My kids are pretty funny.
Really funny, in fact.
I write down some of the things they say:
A complaint from the oldest after laying her head in my lap and suddenly realizing I was absent-mindedly giving her Bo Derek braids: “Mom. Stop it. You’re momming wrong.”
While playing Minecraft, Eric looks over at me as I’m reading Lonesome Dove for the 800th time, and says, “Look mom! I’m trying to rent this pig!”
A Short Dissertation on the horrifying store Hot Topic, from The Oldest Progeny:
“Okay, it’s not That Bad. Just because the walls are painted black and they play The Music of My Kind doesn’t mean that it’s a bad establishment. You wouldn’t believe how much Hello Kitty stuff is in there.”
Eric informs me he doesn’t want me shopping at Walmart any more:
“Mom, you don’t belong in Walmart. You need to shop at Target.”
“Why?”
“Ugly girls shop at Walmart. Pretty ones go to Target.”
Eric makes An Important Scientific Discovery:
“I smell like an Eric. I’m the reason the gas planets formed.”
Eric, whispering to Kenton:
“I think mom has a temper.”
“What do you think would happen if I told her you said that?” Kenton asked.

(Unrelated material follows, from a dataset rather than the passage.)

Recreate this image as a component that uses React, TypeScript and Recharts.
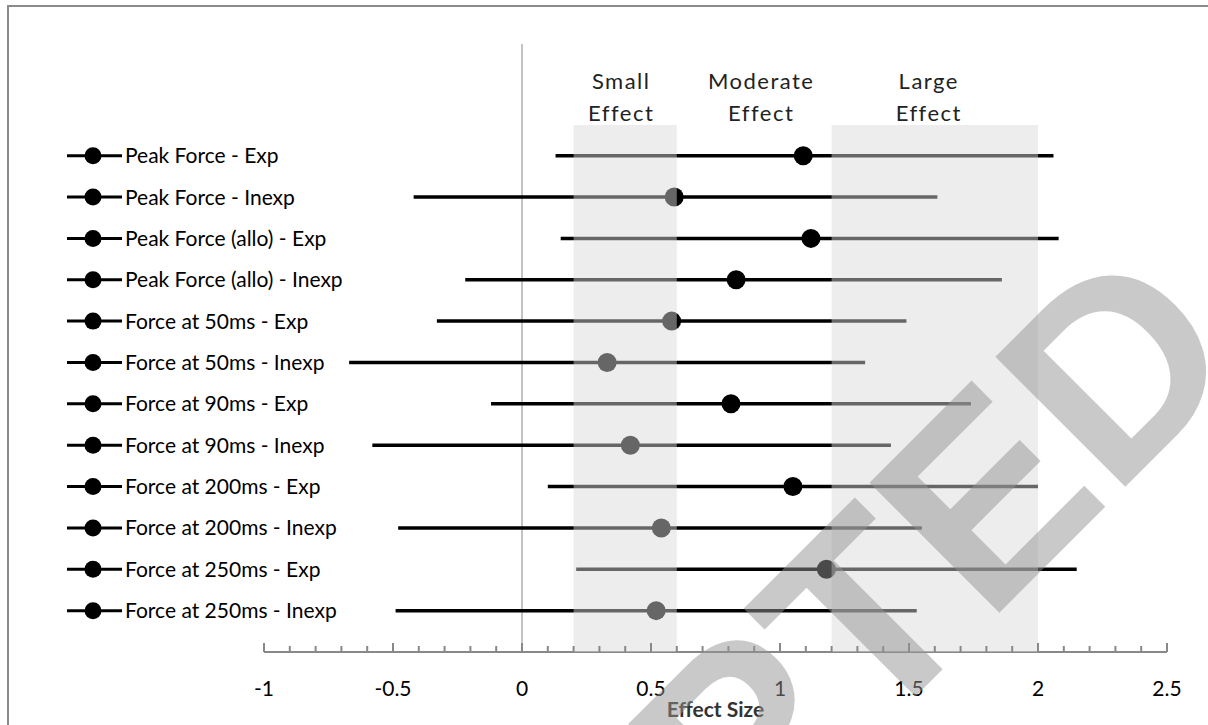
import {
  ComposedChart, Scatter, ErrorBar, XAxis, YAxis, ReferenceArea, ReferenceLine,
} from 'recharts';

const LABELS = [
  'Peak Force - Exp',
  'Peak Force - Inexp',
  'Peak Force (allo) - Exp',
  'Peak Force (allo) - Inexp',
  'Force at 50ms - Exp',
  'Force at 50ms - Inexp',
  'Force at 90ms - Exp',
  'Force at 90ms - Inexp',
  'Force at 200ms - Exp',
  'Force at 200ms - Inexp',
  'Force at 250ms - Exp',
  'Force at 250ms - Inexp',
];
const MEANS = [1.09, 0.59, 1.12, 0.83, 0.58, 0.33, 0.81, 0.42, 1.05, 0.54, 1.18, 0.52];
const LOWER = [0.13, -0.42, 0.15, -0.22, -0.33, -0.67, -0.12, -0.58, 0.1, -0.48, 0.21, -0.49];
const UPPER = [2.06, 1.61, 2.08, 1.86, 1.49, 1.33, 1.74, 1.43, 2.0, 1.55, 2.15, 1.53];

const X_LABELS = [-1, -0.5, 0, 0.5, 1, 1.5, 2, 2.5];
const X_TICKS = Array.from({ length: 36 }, (_, i) => Math.round((-1 + i * 0.1) * 10) / 10);

const BANDS = [
  { x1: 0.2, x2: 0.6, name: 'Small', fill: true, dx: -4 },
  { x1: 0.6, x2: 1.2, name: 'Moderate', fill: false, dx: 7 },
  { x1: 1.2, x2: 2.0, name: 'Large', fill: true, dx: -6 },
];

const FONT = 'Lato, "Open Sans", sans-serif';

// row 1 sits at the top, so the y value counts down
const data = LABELS.map((name, i) => ({
  name,
  row: LABELS.length - i,
  mean: MEANS[i],
  err: [MEANS[i] - LOWER[i], UPPER[i] - MEANS[i]],
}));

function XTick(props: any) {
  const { x, y, payload } = props;
  const v = payload.value;
  const major = X_LABELS.includes(v);
  return (
    <g>
      <line x1={x} x2={x} y1={y - (major ? 9 : 6)} y2={y} stroke="#888" strokeWidth={2} />
      {major && (
        <text x={x} y={y + 44} textAnchor="middle" fontSize={21} fill="#000" fontFamily={FONT}>
          {v}
        </text>
      )}
    </g>
  );
}

function YTick(props: any) {
  const { y, payload } = props;
  const label = LABELS[LABELS.length - payload.value];
  return (
    <g>
      <line x1={67} x2={122} y1={y} y2={y} stroke="#000" strokeWidth={3} />
      <circle cx={93} cy={y} r={8.5} fill="#000" />
      <text x={125} y={y} dy="0.36em" fontSize={21} fill="#000" fontFamily={FONT}>
        {label}
      </text>
    </g>
  );
}

function bandLabel(name: string, dx: number) {
  return (props: any) => {
    const { viewBox } = props;
    const cx = viewBox.x + viewBox.width / 2 + dx;
    const top = viewBox.y;
    return (
      <g fontFamily={FONT} fontSize={22} letterSpacing={1.5} fill="#222" textAnchor="middle">
        <text x={cx} y={top - 36}>{name}</text>
        <text x={cx} y={top - 4}>Effect</text>
      </g>
    );
  };
}

export default function App() {
  return (
    <div style={{ position: 'absolute', left: 0, top: 0, width: 1208, height: 725, background: '#fff', overflow: 'hidden' }}>
      <div style={{ position: 'absolute', left: 7, top: 5, width: 1220, height: 740, borderTop: '2px solid #8a8a8a', borderLeft: '2px solid #8a8a8a' }} />
      <ComposedChart
        width={1208}
        height={725}
        data={data}
        margin={{ top: 44, right: 41, bottom: 0, left: 0 }}
        style={{ position: 'absolute', left: 0, top: 0 }}
      >
        <XAxis
          type="number"
          dataKey="mean"
          domain={[-1, 2.5]}
          ticks={X_TICKS}
          interval={0}
          tickSize={0}
          tickMargin={0}
          tickLine={false}
          height={73}
          axisLine={{ stroke: '#888', strokeWidth: 2 }}
          tick={<XTick />}
          label={{ value: 'Effect Size', position: 'insideBottom', offset: 8, fontSize: 21, fontWeight: 700, fill: '#333', fontFamily: FONT }}
        />
        <YAxis
          type="number"
          dataKey="row"
          domain={[0, 14.7]}
          ticks={data.map(d => d.row)}
          interval={0}
          width={264}
          axisLine={false}
          tickLine={false}
          tick={<YTick />}
        />
        <ReferenceLine x={0} stroke="#888" strokeWidth={1} />
        <Scatter
          dataKey="mean"
          isAnimationActive={false}
          shape={(p: any) => <circle cx={p.cx} cy={p.cy} r={9.5} fill="#000" />}
        >
          <ErrorBar dataKey="err" direction="x" width={0} stroke="#000" strokeWidth={3.5} isAnimationActive={false} />
        </Scatter>
        {BANDS.map(b => (
          <ReferenceArea
            key={b.name}
            x1={b.x1}
            x2={b.x2}
            y1={0}
            y2={12.74}
            fill="#d9d9d9"
            fillOpacity={b.fill ? 0.47 : 0}
            stroke="none"
            zIndex={700}
            label={bandLabel(b.name, b.dx)}
          />
        ))}
      </ComposedChart>
      <svg width={1208} height={725} style={{ position: 'absolute', left: 0, top: 0, pointerEvents: 'none' }}>
        <text
          x={1249}
          y={363}
          transform="rotate(-45 1249 363)"
          textAnchor="end"
          fontSize={267}
          fontWeight={700}
          fontFamily='"Liberation Sans", Arial, sans-serif'
          fill="#949494"
          fillOpacity={0.5}
        >
          ACCEPTED
        </text>
      </svg>
    </div>
  );
}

“I would kill you. After mom got done with me.”
The oldest makes a wish: ”I want a candle that smells like book.”
While playing with a toy he buried in the mud, Eric announced:
This has all my festations on it.”
“What are festations?” his brother asked.
“I don’t know. I just made that word up.”
After what he considered a dismal performance on Halo, Eric said, “I was on my game, I just wasn’t on the top of my game. If ya know what I mean.”
Eric farts while sitting next to his brother. Kenton, exasperated and nauseated, looks at his little brother and asks, ”Why do you always have to point that gun at me when you know it’s going to fire?”
Allyson explaining belly buttons to Eric:
“You were connected to mom by a cord. But now you’ve gone wireless.”
“Yeah! And I have Unlimited Talk and Text!”